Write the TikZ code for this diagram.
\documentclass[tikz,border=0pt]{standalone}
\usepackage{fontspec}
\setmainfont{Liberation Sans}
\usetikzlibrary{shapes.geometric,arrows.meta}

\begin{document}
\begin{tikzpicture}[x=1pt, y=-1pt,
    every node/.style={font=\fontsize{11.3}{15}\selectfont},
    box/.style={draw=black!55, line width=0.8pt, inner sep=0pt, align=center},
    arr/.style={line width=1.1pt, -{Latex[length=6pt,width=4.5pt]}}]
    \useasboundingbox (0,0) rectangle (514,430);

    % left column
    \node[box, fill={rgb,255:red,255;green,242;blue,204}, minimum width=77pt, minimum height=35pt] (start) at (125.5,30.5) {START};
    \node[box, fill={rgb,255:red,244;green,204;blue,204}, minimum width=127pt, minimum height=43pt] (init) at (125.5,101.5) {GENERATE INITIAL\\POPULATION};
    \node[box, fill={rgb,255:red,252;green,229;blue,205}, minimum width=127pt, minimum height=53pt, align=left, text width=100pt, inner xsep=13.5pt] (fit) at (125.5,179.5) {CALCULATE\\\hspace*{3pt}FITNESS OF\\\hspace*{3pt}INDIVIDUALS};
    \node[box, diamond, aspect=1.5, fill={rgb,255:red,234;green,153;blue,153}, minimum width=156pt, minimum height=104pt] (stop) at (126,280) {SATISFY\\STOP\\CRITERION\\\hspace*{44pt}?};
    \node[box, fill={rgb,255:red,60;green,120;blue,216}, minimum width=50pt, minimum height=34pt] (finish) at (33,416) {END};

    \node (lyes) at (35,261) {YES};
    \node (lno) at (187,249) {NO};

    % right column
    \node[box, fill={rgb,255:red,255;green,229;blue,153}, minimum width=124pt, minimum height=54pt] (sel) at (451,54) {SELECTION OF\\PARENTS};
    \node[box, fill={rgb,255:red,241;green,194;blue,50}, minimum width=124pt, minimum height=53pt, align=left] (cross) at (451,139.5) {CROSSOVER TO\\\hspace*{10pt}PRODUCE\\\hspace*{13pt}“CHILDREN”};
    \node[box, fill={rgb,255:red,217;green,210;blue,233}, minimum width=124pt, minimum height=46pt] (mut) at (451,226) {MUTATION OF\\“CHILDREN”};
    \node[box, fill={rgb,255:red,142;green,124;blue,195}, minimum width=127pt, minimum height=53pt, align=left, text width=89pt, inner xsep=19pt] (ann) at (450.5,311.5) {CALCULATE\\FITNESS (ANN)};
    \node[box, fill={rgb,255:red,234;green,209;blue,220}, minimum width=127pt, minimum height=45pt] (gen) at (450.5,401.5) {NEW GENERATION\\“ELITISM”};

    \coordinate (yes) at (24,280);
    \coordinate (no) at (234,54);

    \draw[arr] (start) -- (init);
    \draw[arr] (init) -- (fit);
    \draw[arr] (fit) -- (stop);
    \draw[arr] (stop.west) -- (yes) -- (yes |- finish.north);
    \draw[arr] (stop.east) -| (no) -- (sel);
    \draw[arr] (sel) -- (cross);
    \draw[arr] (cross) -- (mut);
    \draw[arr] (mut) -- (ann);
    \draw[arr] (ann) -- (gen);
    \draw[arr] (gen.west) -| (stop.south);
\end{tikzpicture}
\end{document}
────────
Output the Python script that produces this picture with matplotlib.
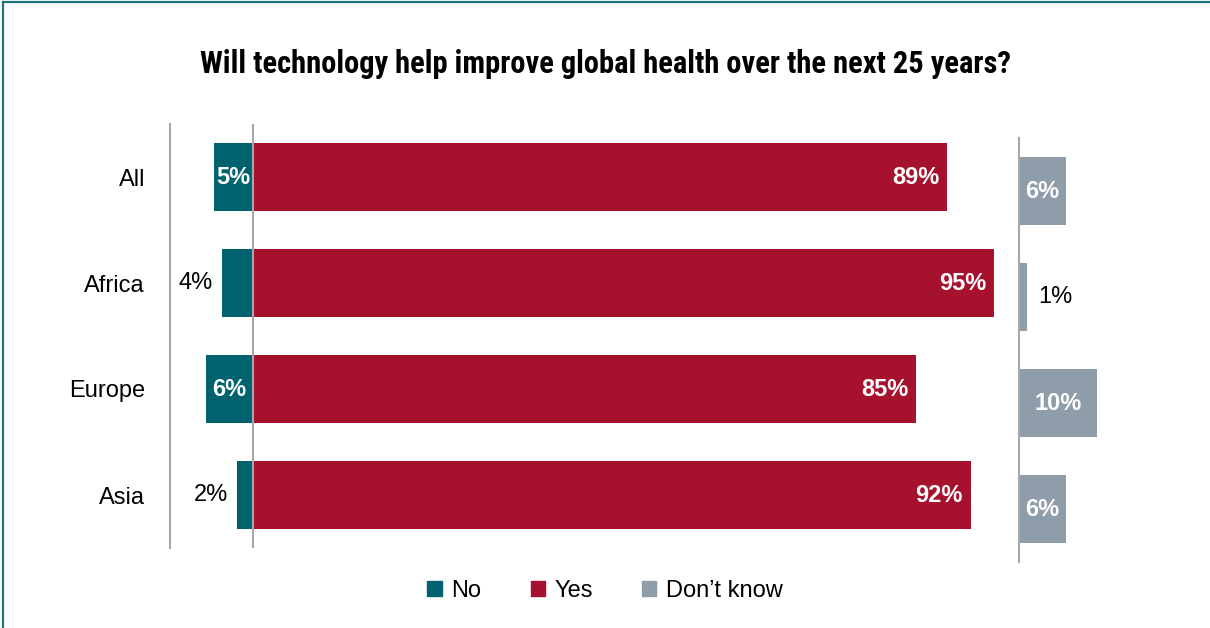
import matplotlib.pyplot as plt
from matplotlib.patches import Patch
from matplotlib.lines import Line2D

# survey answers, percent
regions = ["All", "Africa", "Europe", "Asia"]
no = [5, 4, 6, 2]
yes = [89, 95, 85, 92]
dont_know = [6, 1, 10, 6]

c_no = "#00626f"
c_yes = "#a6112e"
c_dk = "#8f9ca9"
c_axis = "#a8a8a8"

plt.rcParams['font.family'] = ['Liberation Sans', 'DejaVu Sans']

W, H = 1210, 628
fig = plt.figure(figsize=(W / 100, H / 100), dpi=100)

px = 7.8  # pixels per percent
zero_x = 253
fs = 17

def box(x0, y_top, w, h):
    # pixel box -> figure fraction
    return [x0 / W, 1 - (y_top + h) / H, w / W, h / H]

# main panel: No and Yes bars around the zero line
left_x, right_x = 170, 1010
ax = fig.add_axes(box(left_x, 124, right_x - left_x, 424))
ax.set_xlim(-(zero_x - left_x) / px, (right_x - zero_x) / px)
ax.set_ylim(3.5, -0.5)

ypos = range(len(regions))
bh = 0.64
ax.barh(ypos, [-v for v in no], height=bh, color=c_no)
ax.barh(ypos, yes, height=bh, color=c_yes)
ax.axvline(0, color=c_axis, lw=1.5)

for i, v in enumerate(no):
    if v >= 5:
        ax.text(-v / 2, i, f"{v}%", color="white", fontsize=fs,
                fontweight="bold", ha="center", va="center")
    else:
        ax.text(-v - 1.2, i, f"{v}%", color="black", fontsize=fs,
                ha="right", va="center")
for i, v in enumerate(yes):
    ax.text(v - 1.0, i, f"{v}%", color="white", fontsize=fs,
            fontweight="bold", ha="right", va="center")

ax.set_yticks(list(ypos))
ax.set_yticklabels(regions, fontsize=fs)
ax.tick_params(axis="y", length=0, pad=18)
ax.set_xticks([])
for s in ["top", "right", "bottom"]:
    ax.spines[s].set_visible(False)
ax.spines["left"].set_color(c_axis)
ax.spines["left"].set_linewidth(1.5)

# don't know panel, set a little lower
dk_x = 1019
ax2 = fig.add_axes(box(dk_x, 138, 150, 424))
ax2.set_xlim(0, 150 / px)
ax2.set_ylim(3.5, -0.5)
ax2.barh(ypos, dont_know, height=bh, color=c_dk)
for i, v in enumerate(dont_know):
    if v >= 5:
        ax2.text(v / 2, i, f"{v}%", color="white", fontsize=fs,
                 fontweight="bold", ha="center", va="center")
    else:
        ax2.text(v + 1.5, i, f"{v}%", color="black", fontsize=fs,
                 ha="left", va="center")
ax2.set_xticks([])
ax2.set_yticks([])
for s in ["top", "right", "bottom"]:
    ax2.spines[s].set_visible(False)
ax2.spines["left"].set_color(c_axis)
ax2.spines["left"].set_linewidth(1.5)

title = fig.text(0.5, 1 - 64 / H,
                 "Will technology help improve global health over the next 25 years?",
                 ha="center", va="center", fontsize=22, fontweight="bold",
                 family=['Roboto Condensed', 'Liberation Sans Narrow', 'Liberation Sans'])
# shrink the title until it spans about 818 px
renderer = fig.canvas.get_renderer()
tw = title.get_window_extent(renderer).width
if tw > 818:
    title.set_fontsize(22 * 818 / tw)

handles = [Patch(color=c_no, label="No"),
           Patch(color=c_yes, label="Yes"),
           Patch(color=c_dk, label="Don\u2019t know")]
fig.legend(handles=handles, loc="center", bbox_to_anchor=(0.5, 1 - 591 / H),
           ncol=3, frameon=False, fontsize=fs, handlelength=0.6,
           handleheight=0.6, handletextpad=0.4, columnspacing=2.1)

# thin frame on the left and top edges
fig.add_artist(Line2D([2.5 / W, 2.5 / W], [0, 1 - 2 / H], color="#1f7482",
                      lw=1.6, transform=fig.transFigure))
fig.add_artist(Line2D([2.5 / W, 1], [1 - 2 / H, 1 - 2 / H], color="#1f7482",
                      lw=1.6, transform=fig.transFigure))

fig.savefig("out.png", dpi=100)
────────
### SET EXERCISE
Above is a listing; print exactly its lines from the one with "Write the TikZ code for this diagram." through the one with "(0,0) rectangle (514,430);", and no other lines.

### EXPECTED OUTPUT
Write the TikZ code for this diagram.
\documentclass[tikz,border=0pt]{standalone}
\usepackage{fontspec}
\setmainfont{Liberation Sans}
\usetikzlibrary{shapes.geometric,arrows.meta}

\begin{document}
\begin{tikzpicture}[x=1pt, y=-1pt,
    every node/.style={font=\fontsize{11.3}{15}\selectfont},
    box/.style={draw=black!55, line width=0.8pt, inner sep=0pt, align=center},
    arr/.style={line width=1.1pt, -{Latex[length=6pt,width=4.5pt]}}]
    \useasboundingbox (0,0) rectangle (514,430);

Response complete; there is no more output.